◆ Exercise instructions: Repeat the listing below in full, exactly as it stands.

◆ Information supplied:
════════════════════

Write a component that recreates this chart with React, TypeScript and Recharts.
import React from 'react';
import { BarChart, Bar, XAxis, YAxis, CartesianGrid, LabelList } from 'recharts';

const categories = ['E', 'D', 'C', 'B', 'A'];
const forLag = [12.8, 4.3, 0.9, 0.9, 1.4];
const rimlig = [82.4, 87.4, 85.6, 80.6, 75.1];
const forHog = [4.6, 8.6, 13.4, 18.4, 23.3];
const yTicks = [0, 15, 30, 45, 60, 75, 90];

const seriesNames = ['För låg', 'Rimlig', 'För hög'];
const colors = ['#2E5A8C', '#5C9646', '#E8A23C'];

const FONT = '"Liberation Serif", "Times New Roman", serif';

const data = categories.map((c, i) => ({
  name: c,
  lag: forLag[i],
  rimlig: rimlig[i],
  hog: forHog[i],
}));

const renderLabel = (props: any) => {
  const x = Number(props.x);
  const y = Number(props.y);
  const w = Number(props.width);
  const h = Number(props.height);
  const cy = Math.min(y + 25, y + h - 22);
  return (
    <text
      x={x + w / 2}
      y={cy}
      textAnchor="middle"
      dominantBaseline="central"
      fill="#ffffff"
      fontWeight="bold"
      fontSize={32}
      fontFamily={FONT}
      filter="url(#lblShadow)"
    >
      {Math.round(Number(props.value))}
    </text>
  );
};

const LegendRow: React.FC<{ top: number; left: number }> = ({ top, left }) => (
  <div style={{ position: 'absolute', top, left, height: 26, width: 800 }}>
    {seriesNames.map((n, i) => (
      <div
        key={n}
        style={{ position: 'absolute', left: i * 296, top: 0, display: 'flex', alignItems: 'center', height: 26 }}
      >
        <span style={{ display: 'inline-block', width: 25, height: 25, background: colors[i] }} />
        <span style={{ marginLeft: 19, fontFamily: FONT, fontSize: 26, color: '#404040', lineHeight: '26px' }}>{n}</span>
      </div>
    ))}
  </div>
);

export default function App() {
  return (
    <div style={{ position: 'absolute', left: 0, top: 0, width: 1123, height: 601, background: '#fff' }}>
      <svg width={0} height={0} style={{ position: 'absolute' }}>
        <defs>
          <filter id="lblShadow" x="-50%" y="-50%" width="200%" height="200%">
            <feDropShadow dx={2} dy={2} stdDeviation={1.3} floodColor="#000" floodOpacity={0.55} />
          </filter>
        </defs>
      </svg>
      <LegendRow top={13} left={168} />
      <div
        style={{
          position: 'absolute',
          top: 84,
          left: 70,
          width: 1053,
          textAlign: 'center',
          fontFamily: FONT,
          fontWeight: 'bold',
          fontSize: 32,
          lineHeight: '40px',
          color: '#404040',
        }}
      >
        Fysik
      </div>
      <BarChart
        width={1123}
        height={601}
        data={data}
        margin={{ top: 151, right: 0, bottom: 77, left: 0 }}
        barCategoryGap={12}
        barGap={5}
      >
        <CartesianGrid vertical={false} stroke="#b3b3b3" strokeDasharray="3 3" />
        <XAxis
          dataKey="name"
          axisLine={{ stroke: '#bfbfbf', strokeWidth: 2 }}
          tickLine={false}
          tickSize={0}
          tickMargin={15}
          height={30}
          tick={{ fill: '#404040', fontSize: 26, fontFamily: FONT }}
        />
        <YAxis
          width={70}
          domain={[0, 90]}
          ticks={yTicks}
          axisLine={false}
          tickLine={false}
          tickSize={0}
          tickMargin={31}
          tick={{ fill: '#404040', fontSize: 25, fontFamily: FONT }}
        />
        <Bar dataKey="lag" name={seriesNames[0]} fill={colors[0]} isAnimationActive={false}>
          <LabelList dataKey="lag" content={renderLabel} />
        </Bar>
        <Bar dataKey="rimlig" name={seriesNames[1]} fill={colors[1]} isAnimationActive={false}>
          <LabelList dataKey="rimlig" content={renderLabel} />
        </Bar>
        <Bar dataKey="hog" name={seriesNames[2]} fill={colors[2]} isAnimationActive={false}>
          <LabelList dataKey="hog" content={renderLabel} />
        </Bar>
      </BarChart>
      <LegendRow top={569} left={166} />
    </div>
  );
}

════════════════════

◆ Exercise response:
Write a component that recreates this chart with React, TypeScript and Recharts.
import React from 'react';
import { BarChart, Bar, XAxis, YAxis, CartesianGrid, LabelList } from 'recharts';

const categories = ['E', 'D', 'C', 'B', 'A'];
const forLag = [12.8, 4.3, 0.9, 0.9, 1.4];
const rimlig = [82.4, 87.4, 85.6, 80.6, 75.1];
const forHog = [4.6, 8.6, 13.4, 18.4, 23.3];
const yTicks = [0, 15, 30, 45, 60, 75, 90];

const seriesNames = ['För låg', 'Rimlig', 'För hög'];
const colors = ['#2E5A8C', '#5C9646', '#E8A23C'];

const FONT = '"Liberation Serif", "Times New Roman", serif';

const data = categories.map((c, i) => ({
  name: c,
  lag: forLag[i],
  rimlig: rimlig[i],
  hog: forHog[i],
}));

const renderLabel = (props: any) => {
  const x = Number(props.x);
  const y = Number(props.y);
  const w = Number(props.width);
  const h = Number(props.height);
  const cy = Math.min(y + 25, y + h - 22);
  return (
    <text
      x={x + w / 2}
      y={cy}
      textAnchor="middle"
      dominantBaseline="central"
      fill="#ffffff"
      fontWeight="bold"
      fontSize={32}
      fontFamily={FONT}
      filter="url(#lblShadow)"
    >
      {Math.round(Number(props.value))}
    </text>
  );
};

const LegendRow: React.FC<{ top: number; left: number }> = ({ top, left }) => (
  <div style={{ position: 'absolute', top, left, height: 26, width: 800 }}>
    {seriesNames.map((n, i) => (
      <div
        key={n}
        style={{ position: 'absolute', left: i * 296, top: 0, display: 'flex', alignItems: 'center', height: 26 }}
      >
        <span style={{ display: 'inline-block', width: 25, height: 25, background: colors[i] }} />
        <span style={{ marginLeft: 19, fontFamily: FONT, fontSize: 26, color: '#404040', lineHeight: '26px' }}>{n}</span>
      </div>
    ))}
  </div>
);

export default function App() {
  return (
    <div style={{ position: 'absolute', left: 0, top: 0, width: 1123, height: 601, background: '#fff' }}>
      <svg width={0} height={0} style={{ position: 'absolute' }}>
        <defs>
          <filter id="lblShadow" x="-50%" y="-50%" width="200%" height="200%">
            <feDropShadow dx={2} dy={2} stdDeviation={1.3} floodColor="#000" floodOpacity={0.55} />
          </filter>
        </defs>
      </svg>
      <LegendRow top={13} left={168} />
      <div
        style={{
          position: 'absolute',
          top: 84,
          left: 70,
          width: 1053,
          textAlign: 'center',
          fontFamily: FONT,
          fontWeight: 'bold',
          fontSize: 32,
          lineHeight: '40px',
          color: '#404040',
        }}
      >
        Fysik
      </div>
      <BarChart
        width={1123}
        height={601}
        data={data}
        margin={{ top: 151, right: 0, bottom: 77, left: 0 }}
        barCategoryGap={12}
        barGap={5}
      >
        <CartesianGrid vertical={false} stroke="#b3b3b3" strokeDasharray="3 3" />
        <XAxis
          dataKey="name"
          axisLine={{ stroke: '#bfbfbf', strokeWidth: 2 }}
          tickLine={false}
          tickSize={0}
          tickMargin={15}
          height={30}
          tick={{ fill: '#404040', fontSize: 26, fontFamily: FONT }}
        />
        <YAxis
          width={70}
          domain={[0, 90]}
          ticks={yTicks}
          axisLine={false}
          tickLine={false}
          tickSize={0}
          tickMargin={31}
          tick={{ fill: '#404040', fontSize: 25, fontFamily: FONT }}
        />
        <Bar dataKey="lag" name={seriesNames[0]} fill={colors[0]} isAnimationActive={false}>
          <LabelList dataKey="lag" content={renderLabel} />
        </Bar>
        <Bar dataKey="rimlig" name={seriesNames[1]} fill={colors[1]} isAnimationActive={false}>
          <LabelList dataKey="rimlig" content={renderLabel} />
        </Bar>
        <Bar dataKey="hog" name={seriesNames[2]} fill={colors[2]} isAnimationActive={false}>
          <LabelList dataKey="hog" content={renderLabel} />
        </Bar>
      </BarChart>
      <LegendRow top={569} left={166} />
    </div>
  );
}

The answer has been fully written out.